Le second scénario pour Emmanuel Macron jugé comme «catastrophique» par l’un de ses soutiens, serait la défaite au second tour des législatives pour sa coalition. Cela entraînerait une cohabitation avec la nomination (traditionnelle mais non-obligatoire) d’un nouveau Premier ministre qui serait naturellement le chef de l’opposition, Jean-Luc Mélenchon.

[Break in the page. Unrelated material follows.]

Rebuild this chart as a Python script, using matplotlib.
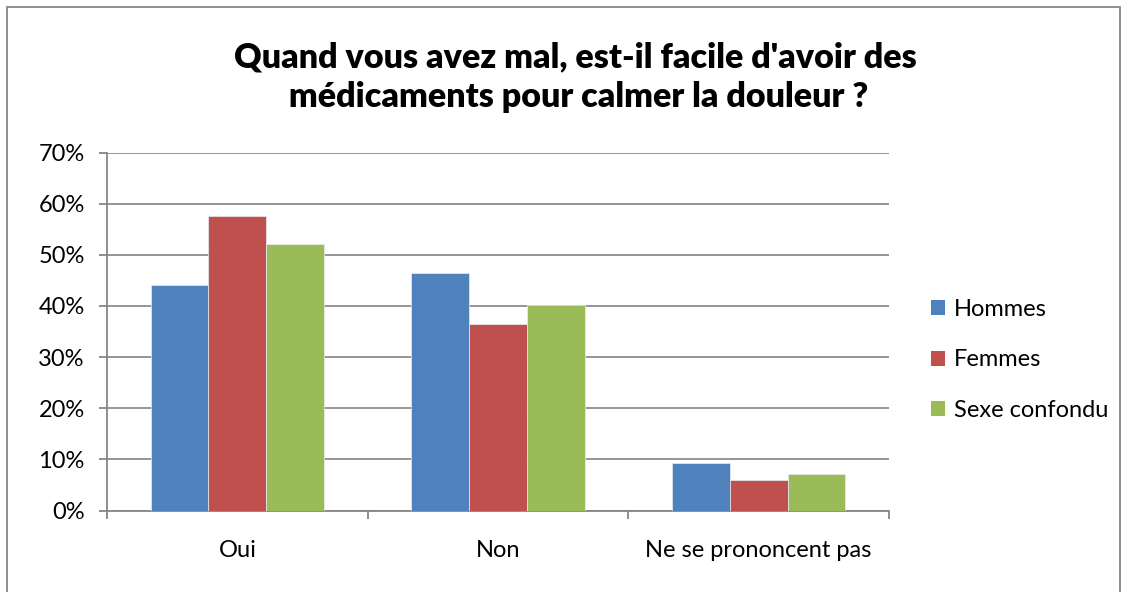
import matplotlib.pyplot as plt
from matplotlib.patches import Rectangle, Patch
import numpy as np

# data (percent)
categories = ['Oui', 'Non', 'Ne se prononcent pas']
hommes = [44.1, 46.4, 9.2]
femmes = [57.5, 36.4, 6.0]
sexe_confondu = [52.2, 40.2, 7.2]
series_names = ['Hommes', 'Femmes', 'Sexe confondu']
colors = ['#4F81BD', '#C0504D', '#9BBB59']

plt.rcParams['font.family'] = ['Lato', 'DejaVu Sans']

fig = plt.figure(figsize=(11.31, 5.92), dpi=100)
ax = fig.add_axes([107 / 1131, 1 - 510.5 / 592, 782 / 1131, 358 / 592])

x = np.arange(len(categories))
w = 0.664 / 3
for i, vals in enumerate([hommes, femmes, sexe_confondu]):
    ax.bar(x + (i - 1) * w, vals, width=w, color=colors[i],
           edgecolor='#e8eef6', linewidth=0.5, zorder=3, label=series_names[i])

ax.set_xlim(-0.5, 2.5)
ax.set_ylim(0, 70)
ax.set_yticks(range(0, 71, 10))
ax.set_yticklabels([f'{v}%' for v in range(0, 71, 10)], fontsize=17)
ax.yaxis.grid(True, color='#8c8c8c', linewidth=1.3, zorder=0)

ax.set_xticks([-0.5, 0.5, 1.5, 2.5])
ax.set_xticklabels([])
ax.set_xticks(x, minor=True)
ax.set_xticklabels(categories, minor=True, fontsize=17)
ax.tick_params(axis='x', which='major', length=6, color='#868686', width=1.3)
ax.tick_params(axis='x', which='minor', length=0, pad=21)
ax.tick_params(axis='y', length=6, color='#868686', width=1.3, pad=10)

for s in ['top', 'right']:
    ax.spines[s].set_visible(False)
for s in ['left', 'bottom']:
    ax.spines[s].set_color('#868686')
    ax.spines[s].set_linewidth(1.3)

# chart title
fig.text(575 / 1131, 1 - 77 / 592,
         "Quand vous avez mal, est-il facile d'avoir des\n médicaments pour calmer la douleur ?",
         ha='center', va='center', fontsize=24.5, fontweight='heavy', linespacing=1.3)

# legend
handles = [Patch(facecolor=c) for c in colors]
fig.legend(handles, series_names, loc='center left',
           bbox_to_anchor=(910 / 1131, 1 - 360 / 592), frameon=False,
           fontsize=17, handlelength=0.6, handleheight=0.6,
           handletextpad=0.35, labelspacing=1.25)

# outer chart border
fig.patches.append(Rectangle((7 / 1131, -0.1), 1113 / 1131, 1.1 - 7 / 592,
                             transform=fig.transFigure, fill=False,
                             edgecolor='#868686', linewidth=1.3))

fig.savefig('out.png', dpi=100)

Ce scénario, le moins favorable pour le président la République, le priverait de la quasi-totalité de ses pouvoirs. Emmanuel Macron conserverait néanmoins la possibilité de dissoudre l’Assemblée nationale et de convoquer de nouvelles élections pour tenter de récupérer sa majorité. Une tactique risquée qui s’est avérée perdante pour Jacques Chirac en 1997, sanctionné par les électeurs et contraint de cohabiter avec Lionel Jospin pendant les cinq dernières années de son septennat.

Selon les projections d’OpinionWay, Emmanuel Macron devrait obtenir entre 260 et 300 députés, ce qui lui laisse environ une chance sur deux d’obtenir une majorité absolue. ..De son côté, Jean-Luc Mélenchon devrait pouvoir obtenir entre 170 et 200 sièges tout en sachant que les candidats de la Nupes disposent de peu de réserves de voix pour le second.

Des projections qui seront à confirmer ce dimanche 19 juin à l’occasion du second tour des législatives, qui pourrait marquer un tournant dans la politique d’Emmanuel Macron.